One model built and tested specifically for PerfectSwell tech at BSR is Chemistry Surfboards’ Pool Toy. Shaper Jason Bennett worked with BSR Surf Resort manager Cheyne Magnusson to come up with the design.
“When I was managing BSR I thought it could be so cool to have a board designed specifically for the wave,” says Magnusson. “So we had Jason Bennett come surf with us for a few days and really get to know the wave inside and out. He came up with a board that has a good amount of tail rocker and is thinner than what I imagined being optimum for freshwater.”
But even in this world of empirical data and veteran board builders, the wave pool world can throw a design curve. We’ve studied the buoyancy issue in unsalted wave pools and have some science backing to explain why surfboards are less floaty in artificial waves. But this isn’t always the case.
“We came up with the idea after surfing the pool at BSR and using equipment that we thought would work well from preconceived notions of surfing freshwater man-made waves,” says Eric Warner of Chemistry. “We were hearing that the freshwater was less buoyant and the man-made waves did not pack the punch of the ocean. To our surprise, the technology that BSR uses creates a wave that is not only powerful but makes the lack of freshwater buoyancy, not an issue.”
So Bennett took one of Chemistry’s most popular models and made some subtle tweaks, mostly to volume and rocker. Traditionally, rocker helps boards fit in tight places.
“Rocker was added in the right places and surface area was removed where it wasn’t needed,” adds Warner. “In such a tight curved wave with that much power, it’s mainly about being able to maintain control and fitting in the curve of the wave.”

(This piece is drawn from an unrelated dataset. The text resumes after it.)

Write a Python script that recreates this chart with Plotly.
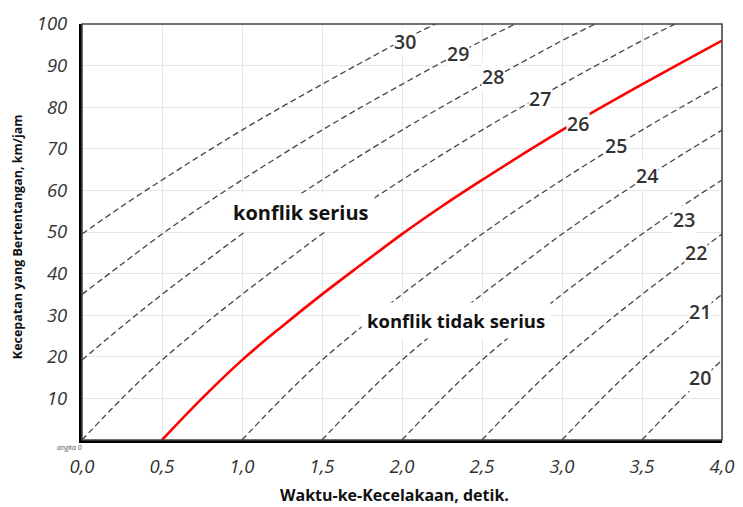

Magnussen got to try the design in repeated BSR sessions and agrees.
“BSR is really bowled out so the extra tail rocker allows tight quick turns in the pocket so you get more turns in than a standard shortboard if you stay in the pocket.”
One of the biggest differences in the Pool Toy compared to salted craft is thinner volume overall. Too much foam and a board won’t cut through the water. A thick rail and lots of volume under the nose will get push back from where it contacts with the water. So rather than slicing through a section of the wave, it floats around it.

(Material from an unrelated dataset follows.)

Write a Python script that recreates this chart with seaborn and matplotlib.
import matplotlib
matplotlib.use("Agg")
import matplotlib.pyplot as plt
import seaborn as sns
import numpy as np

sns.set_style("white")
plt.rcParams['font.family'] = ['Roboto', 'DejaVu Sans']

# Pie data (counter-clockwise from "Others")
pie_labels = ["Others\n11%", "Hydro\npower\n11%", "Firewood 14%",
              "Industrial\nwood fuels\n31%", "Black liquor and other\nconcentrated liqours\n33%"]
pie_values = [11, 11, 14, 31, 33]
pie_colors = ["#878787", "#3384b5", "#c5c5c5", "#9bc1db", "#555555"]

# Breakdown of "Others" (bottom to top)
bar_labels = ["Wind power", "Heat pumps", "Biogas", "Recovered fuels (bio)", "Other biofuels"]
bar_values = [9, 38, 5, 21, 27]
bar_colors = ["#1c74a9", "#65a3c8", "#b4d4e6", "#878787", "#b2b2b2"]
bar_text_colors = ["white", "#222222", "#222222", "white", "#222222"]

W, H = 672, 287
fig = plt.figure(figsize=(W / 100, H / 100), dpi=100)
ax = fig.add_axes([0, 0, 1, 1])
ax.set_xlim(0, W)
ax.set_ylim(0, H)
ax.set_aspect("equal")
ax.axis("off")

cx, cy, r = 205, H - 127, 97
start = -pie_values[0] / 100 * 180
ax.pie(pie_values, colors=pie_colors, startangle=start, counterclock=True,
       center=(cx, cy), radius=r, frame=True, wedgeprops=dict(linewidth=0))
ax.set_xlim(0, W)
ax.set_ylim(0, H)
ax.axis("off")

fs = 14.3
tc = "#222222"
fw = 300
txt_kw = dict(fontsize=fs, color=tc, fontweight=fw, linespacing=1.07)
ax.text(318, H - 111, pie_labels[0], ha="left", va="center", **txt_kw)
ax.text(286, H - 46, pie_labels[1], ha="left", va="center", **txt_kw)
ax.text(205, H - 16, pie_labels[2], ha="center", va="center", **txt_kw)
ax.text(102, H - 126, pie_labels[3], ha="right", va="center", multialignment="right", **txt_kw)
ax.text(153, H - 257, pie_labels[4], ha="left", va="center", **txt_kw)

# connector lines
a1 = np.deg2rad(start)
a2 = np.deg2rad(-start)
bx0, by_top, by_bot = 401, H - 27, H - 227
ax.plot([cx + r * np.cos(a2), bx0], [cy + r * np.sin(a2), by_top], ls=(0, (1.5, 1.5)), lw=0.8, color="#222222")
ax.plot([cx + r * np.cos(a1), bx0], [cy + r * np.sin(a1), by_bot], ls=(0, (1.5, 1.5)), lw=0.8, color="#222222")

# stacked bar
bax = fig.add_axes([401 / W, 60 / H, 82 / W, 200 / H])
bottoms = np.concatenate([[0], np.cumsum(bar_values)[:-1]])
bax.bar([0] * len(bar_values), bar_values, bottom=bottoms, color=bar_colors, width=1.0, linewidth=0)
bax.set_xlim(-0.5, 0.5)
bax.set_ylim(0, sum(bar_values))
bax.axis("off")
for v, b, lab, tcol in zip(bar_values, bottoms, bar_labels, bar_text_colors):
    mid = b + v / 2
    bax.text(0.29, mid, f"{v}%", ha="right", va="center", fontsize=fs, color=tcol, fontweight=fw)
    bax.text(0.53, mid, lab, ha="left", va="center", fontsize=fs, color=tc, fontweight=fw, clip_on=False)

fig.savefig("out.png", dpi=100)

This works great in a beginner board or a longboard where one wants stability. But not in a high-performance wave pool surfboard. And since one doesn’t need too paddle the board a quarter-mile to an outside break, or reposition in heavy currents, the shaper can cut down on the paddle volume.
“We eliminated the surface area usually needed for paddle power and speed generation (through slow sections,) therefore also enhancing its rail-to-rail maneuverability and pocket control,” adds Warner.
So while there are other minor tweaks to the design (controlled flex carbon strip construction), the biggest takeaway is the enhanced rocker and diminished volume.
Chemistry says that as they sample more wave pool technologies, revisions to the existing model will be made. Cheyne adds that the wave pool board design frontier is totally open at this point.
“It’s going to be cool to see the different board designs that come out as new and different wave parks open up!”